Barbara Gonzales shared that she “apprenticed” with her great grandma, aunts, and uncles to master various techniques. As a young girl, sometimes she couldn’t go outside to play, but as she got older, she understood that clay, ceramics, and art were ways of opening doors of possibility and potential. Thus, both Barbara and Robert Gonzales fostered a home that centered on creative learning and teaching for their children and grandchildren. At Sunbeam Indian Arts Gallery she shared, “I want to show all the different creative expressions of my family,” which range from filmmaking, jewelry, painting, graphic design, and sculpture. All these interdisciplinary creative expressions center Indigenous storytelling, and while this weekend showcased their pottery, Gonzales also attended her granddaughter Charine Pilar Gonzales’s film screening, River Bank (Pō-Kehgeh) ” (2023), which she also stars in. Pilar Gonzales credits working with clay to being a filmmaker because it is with clay she first learned about “collaborating” work with others, “listening” to the land, and allowing the story to fully take shape. She shared, “Sometimes the story will take its own direction and you have to respect that spirit. Same with clay, you have to respect that you are working with the spirits.”

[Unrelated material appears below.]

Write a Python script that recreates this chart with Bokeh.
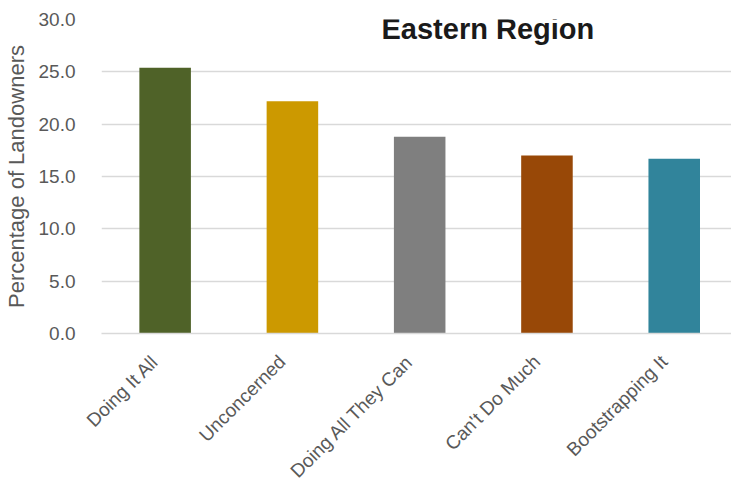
from math import pi
from bokeh.plotting import figure
from bokeh.models import ColumnDataSource, Range1d, FixedTicker, NumeralTickFormatter, Label
from bokeh.embed import file_html
from bokeh.resources import INLINE

categories = ["Doing It All", "Unconcerned", "Doing All They Can", "Can't Do Much", "Bootstrapping It"]
values = [25.4, 22.2, 18.8, 17.0, 16.7]
colors = ["#4f6228", "#cc9900", "#7f7f7f", "#984807", "#31849b"]
y_ticks = [0, 5, 10, 15, 20, 25, 30]
title_text = "Eastern Region"
y_label = "Percentage of Landowners"

idx = list(range(len(categories)))
src = ColumnDataSource(dict(x=idx, top=values, color=colors, name=categories))

p = figure(width=731, height=492, output_backend="svg", toolbar_location=None,
           x_range=Range1d(-0.5, 4.45), y_range=Range1d(0, 30))
p.min_border_left = 95
p.min_border_right = 0
p.min_border_top = 19
p.min_border_bottom = 159
p.outline_line_color = None
p.background_fill_color = "white"
p.border_fill_color = "white"

p.vbar(x="x", top="top", bottom=0, width=0.405, color="color", source=src, line_color=None)

p.xgrid.grid_line_color = None
p.ygrid.grid_line_color = "#d9d9d9"
p.ygrid.grid_line_width = 1.5
p.ygrid.ticker = FixedTicker(ticks=y_ticks)

p.yaxis.ticker = FixedTicker(ticks=y_ticks)
p.yaxis.formatter = NumeralTickFormatter(format="0.0")
p.yaxis.axis_line_color = None
p.yaxis.major_tick_line_color = None
p.yaxis.minor_tick_line_color = None
p.yaxis.major_label_text_font = "Liberation Sans"
p.yaxis.major_label_text_font_size = "19px"
p.yaxis.major_label_text_color = "#595959"
p.yaxis.major_label_standoff = 20
p.yaxis.axis_label = y_label
p.yaxis.axis_label_text_font = "Liberation Sans"
p.yaxis.axis_label_text_font_style = "normal"
p.yaxis.axis_label_text_font_size = "22px"
p.yaxis.axis_label_text_color = "#595959"
p.yaxis.axis_label_standoff = 7

# tick positions nudged slightly left of the bar centres so rotated labels end where the reference's do
label_shift = 0.08
x_ticks = [i - label_shift for i in idx]
p.xaxis.ticker = FixedTicker(ticks=x_ticks)
p.xaxis.major_label_overrides = {t: c for t, c in zip(x_ticks, categories)}
p.xaxis.major_label_orientation = pi / 4
p.xaxis.axis_line_color = "#d9d9d9"
p.xaxis.axis_line_width = 1.5
p.xaxis.major_tick_line_color = None
p.xaxis.minor_tick_line_color = None
p.xaxis.major_label_text_font = "Liberation Sans"
p.xaxis.major_label_text_font_size = "19px"
p.xaxis.major_label_text_color = "#595959"
p.xaxis.major_label_standoff = 19

title = Label(x=1.70, y=29.1, text=title_text,
              text_font="Liberation Sans", text_font_style="bold", text_font_size="29px",
              text_color="#1a1a1a", text_baseline="alphabetic", text_align="left")
p.add_layout(title)

open("out.html", "w").write(file_html(p, INLINE))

Many of the family members echoed a similar sentiment, that being part of this family meant you were going to contribute to the collaborative process of making pots, working with the land, and getting your hands in clay. Pilar Gonzales shared, “I don’t remember who said this first, probably Maria [Martinez], but we come from clay and earth, and we return to clay and earth. In that way, pottery is about life itself. As host of [the Indian Market], sharing what we made from this land and offering it to the people is full circle.”
Ceramics and clay are humanity’s most ancient technologies, and Barbara Gonzales prompts everyone to “learn your culture and nationality. Learn your land. Learn where to find your own clay source. Come up with your own design and revive your own traditional art. Learn your own traditions.”
Land acknowledgments have become an institutionalized practice that is meant to acknowledge Indigenous people, but often undermine their sovereignty and often lack restored action. Often, at an event when a land acknowledgment is shared, the statement evokes past-tense verbiage of ancestral homelands, as if those lands are no longer stewarded by Indigenous peoples. I witnessed many land acknowledgments during the SWAIA weekend, yet I believe there is still work to be done to make these acknowledgments actionable. Speaking with this family opened up cultural conversations and understanding of how this weekend isn’t simply about the market, but rather about relations and as guests of the Tewa community and artists.
Charine Pilar Gonzales said, “We invite our relatives from other tribes to come and be a part of Indian Market and walk on our land and feel the strength and power that we have here, Indian Market will always be about pottery, family, and Tewa people.”